At the state level, the Georgia legislature must strengthen tenant protections and restrain institutional investors, who now own roughly a third of all single-family homes in metro Atlanta, driving up rents. But that’s not likely. Legislative efforts to confront Wall Street’s growing dominance of the housing market largely stalled in 2025. In both Georgia and Congress, proposals for landlord registries, corporate homebuying caps, and anti-price-fixing measures failed

Georgia lawmakers will reconvene in January to finish the two-year legislative session — but if the tenor of last year’s politicking is any indication, few meaningful housing reforms will find their way to Gov. Brian Kemp’s desk in 2026. 

That means it’s up to cities and counties to keep their residents housed. Local governments’ path forward isn’t about finding a silver bullet — it’s about stacking and enhancing available local tools to protect tenants and produce more affordable housing through public land use, modernized zoning laws, and better property-tax enforcement. None are sufficient alone. Together, they determine whether the region enters 2026 merely absorbing federal chaos, or actively insulating itself from it.

Fulton County, for instance, should rethink how it assesses commercial properties to stop leaving tax revenue on the table that both the county and the city of Atlanta could use for housing. Fulton chronically undervalues commercial properties, allowing deep-pocketed developers to build hulking projects without the stress of hulking tax bills. 

In fact, a team of Georgia Tech researchers determined that Fulton, Atlanta Public Schools, and the city of Atlanta, combined, are missing out on at least $290 million in commercial property tax revenue every year, because Fulton is appraising Atlanta commercial properties at just 61% of their actual market value on average. What’s more, when commercial property owners appeal their assessment increases, they generally win. And if they don’t, the appeal still freezes the property’s valuation for three years, due to a loophole in Georgia law.

Atlanta’s toolbox

The city of Atlanta has an opportunity to sink at least one layup: it could adopt a new zoning code that eliminates residential parking minimums and welcomes missing-middle housing — duplexes, triplexes, tiny homes, and small apartment complexes. 

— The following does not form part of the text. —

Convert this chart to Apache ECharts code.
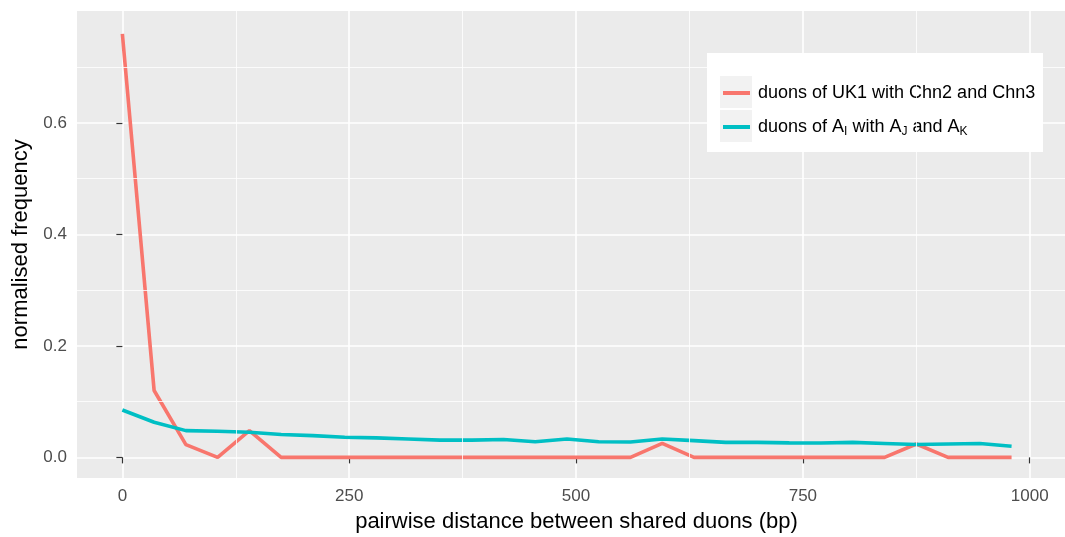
<!DOCTYPE html>
<html>
<head>
<meta charset="utf-8">
<title>Pairwise distance between shared duons</title>
<script src="https://cdn.jsdelivr.net/npm/echarts@6/dist/echarts.min.js"></script>
<style>
  html, body { margin: 0; padding: 0; background: #ffffff; overflow: hidden; }
  #chart { width: 1065px; height: 537px; }
</style>
</head>
<body>
<div id="chart"></div>
<script>
// Bin start positions (bp)
const distances = [0, 35, 70, 105, 140, 175, 210, 245, 280, 315, 350, 385, 420, 455, 490,
                   525, 560, 595, 630, 665, 700, 735, 770, 805, 840, 875, 910, 945, 980];

// Normalised frequency: duons of UK1 with Chn2 and Chn3
const ukFreq = [0.760, 0.120, 0.023, 0.000, 0.048, 0.000, 0.000, 0.000, 0.000, 0.000,
                0.000, 0.000, 0.000, 0.000, 0.000, 0.000, 0.000, 0.025, 0.000, 0.000,
                0.000, 0.000, 0.000, 0.000, 0.000, 0.024, 0.000, 0.000, 0.000];

// Normalised frequency: duons of A_I with A_J and A_K
const aFreq = [0.085, 0.063, 0.048, 0.047, 0.045, 0.041, 0.039, 0.036, 0.035, 0.033,
               0.031, 0.031, 0.032, 0.028, 0.033, 0.028, 0.0275, 0.033, 0.030, 0.027,
               0.027, 0.026, 0.0257, 0.027, 0.025, 0.023, 0.024, 0.025, 0.020];

const seriesNames = ['duons of UK1 with Chn2 and Chn3', 'duons of A_I with A_J and A_K'];

// Axis breaks
const xMajor = [0, 250, 500, 750, 1000];
const xMinor = [125, 375, 625, 875];
const yMajor = [0, 0.2, 0.4, 0.6];
const yMinor = [0.1, 0.3, 0.5, 0.7];

const FONT = '"Liberation Sans", Arial, Helvetica, sans-serif';
const RED = '#F8766D';
const CYAN = '#00BFC4';

const chart = echarts.init(document.getElementById('chart'), null, { renderer: 'canvas' });

const pairs = (vals) => distances.map((d, i) => [d, vals[i]]);

const option = {
  animation: false,
  backgroundColor: '#ffffff',
  grid: {
    left: 77, right: -11, top: 11, bottom: 59,
    outerBoundsMode: 'none',
    containLabel: false,
    show: true, backgroundColor: '#EBEBEB', borderWidth: 0
  },
  xAxis: {
    type: 'value',
    min: -50, max: 1051,
    name: 'pairwise distance between shared duons (bp)',
    nameLocation: 'middle',
    nameGap: 33,
    nameTextStyle: { color: '#000', fontSize: 22, fontFamily: FONT },
    axisLine: { show: false },
    axisTick: { show: true, customValues: xMajor, length: 6, lineStyle: { color: '#333', width: 1.2 } },
    axisLabel: {
      customValues: xMajor, color: '#4D4D4D', fontSize: 17, fontFamily: FONT, margin: 10,
      formatter: (v) => String(v)
    },
    splitLine: { show: true, lineStyle: { color: '#ffffff', width: 1.6 } }
  },
  yAxis: {
    type: 'value',
    min: -0.037, max: 0.801,
    name: 'normalised frequency',
    nameLocation: 'middle',
    nameGap: 45,
    nameTextStyle: { color: '#000', fontSize: 22, fontFamily: FONT },
    axisLine: { show: false },
    axisTick: { show: true, customValues: yMajor, length: 6, lineStyle: { color: '#333', width: 1.2 } },
    axisLabel: {
      customValues: yMajor, color: '#4D4D4D', fontSize: 17, fontFamily: FONT, margin: 10,
      formatter: (v) => v.toFixed(1)
    },
    splitLine: { show: true, lineStyle: { color: '#ffffff', width: 1.6 } }
  },
  legend: {
    orient: 'vertical',
    left: 723, top: 76,
    padding: 0,
    itemGap: 0,
    itemWidth: 27, itemHeight: 4,
    icon: 'rect',
    data: seriesNames,
    textStyle: {
      color: '#000', fontSize: 18, fontFamily: FONT, lineHeight: 34,
      rich: {
        f: { fontSize: 18, fontFamily: FONT, color: '#000', lineHeight: 34, padding: [0, 0, 0, 3] },
        n: { fontSize: 18, fontFamily: FONT, color: '#000', lineHeight: 34 },
        s: { fontSize: 12, fontFamily: FONT, color: '#000', lineHeight: 34, padding: [9, 0, 0, 0] }
      }
    },
    formatter: (name) => {
      if (name === seriesNames[1]) {
        return '{f|duons of A}{s|I}{n| with A}{s|J}{n| and A}{s|K}';
      }
      return '{f|' + name + '}';
    }
  },
  graphic: [
    { type: 'rect', z: 3, silent: true, shape: { x: 707, y: 53, width: 336, height: 99 }, style: { fill: '#ffffff' } },
    { type: 'rect', z: 3, silent: true, shape: { x: 720, y: 76, width: 32, height: 32 }, style: { fill: '#F2F2F2' } },
    { type: 'rect', z: 3, silent: true, shape: { x: 720, y: 110, width: 32, height: 32 }, style: { fill: '#F2F2F2' } }
  ],
  series: [
    {
      name: 'minor-grid',
      type: 'line',
      data: [],
      z: 1,
      silent: true,
      markLine: {
        silent: true,
        symbol: 'none',
        label: { show: false },
        lineStyle: { color: '#ffffff', width: 0.8, type: 'solid' },
        data: yMinor.map((v) => ({ yAxis: v })).concat(xMinor.map((v) => ({ xAxis: v })))
      }
    },
    {
      name: seriesNames[0],
      type: 'line',
      data: pairs(ukFreq),
      symbol: 'none',
      z: 2,
      color: RED,
      lineStyle: { color: RED, width: 3.6 }
    },
    {
      name: seriesNames[1],
      type: 'line',
      data: pairs(aFreq),
      symbol: 'none',
      z: 2,
      color: CYAN,
      lineStyle: { color: CYAN, width: 3.6 }
    }
  ]
};

chart.setOption(option);
</script>
</body>
</html>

These long overdue reforms would give Atlantans more dense and affordable housing options, in a city where about 60% of the land is currently zoned for single-family housing. To achieve transformative zoning reform, though, Atlanta’s Department of City planning and the Atlanta City Council will have to ruffle some feathers. A vocal and influential not-in-my-backyard contingent of homeowners is sure to protest major land-use changes in the city’s more established residential neighborhoods. But with election season in the rearview, the city council now has political room to ruffle those feathers.

Tougher still will be retooling the city’s Affordable Housing Trust Fund to direct the bulk of the $19.5 million in annual funding toward producing deeply affordable housing, which households earning less than half of the area median income (AMI) can afford. The AMI for a family of four is currently $114,000. (50% of the AMI is around $57,000.) However, the Atlanta City Council just passed legislation that allows the Mayor’s Office to use the fund to service existing housing bond debt instead.

In the most serious threat to housing stability, the Trump administration has put public housing authorities, including Atlanta Housing, on notice to expect funding cuts. It also wants to impose a two-year limit on rent subsidies. HUD subsidizes rents for about 11,000 Atlantans through its Housing Choice Voucher (Section 8) program — and there are over 20,000 people on Atlanta Housing’s waiting list. 

In its FY 2026 budget, Atlanta Housing has already preemptively cut $51.1 million from its Section 8 voucher program, reducing the funding to $338.6 million. The anticipated loss of federal support from HUD will saddle the city and its private housing partners with a far heavier load than they’ve ever carried. 

That makes using the Housing Trust Fund, which is funded by a 2% annual appropriation from the city’s general fund, to produce affordable housing even more urgent. Atlanta was already behind on its promise to produce 500 permanent supportive housing units for unhoused residents by the end of this year, when HUD in November announced that it would slash 70% of its Continuum of Care funding for those projects. That would be an almost $10 million loss to Atlanta nonprofits that provide this housing and supportive services, such as job training and substance use treatment. 

In a housing ecosystem critically disrupted by federal volatility, metro Atlanta leaders will be judged not by their rhetoric, but by their willingness to act — to upzone where it’s uncomfortable, to tax where it’s overdue, and to preserve affordability before it disappears. In the current environment, the margin for error has vanished.

The Trump administration may throw national housing policy and funding into a tailspin in 2026. But the extent to which that turbulence causes displacement for lower income people in metro Atlanta will depend largely on decisions made close to home.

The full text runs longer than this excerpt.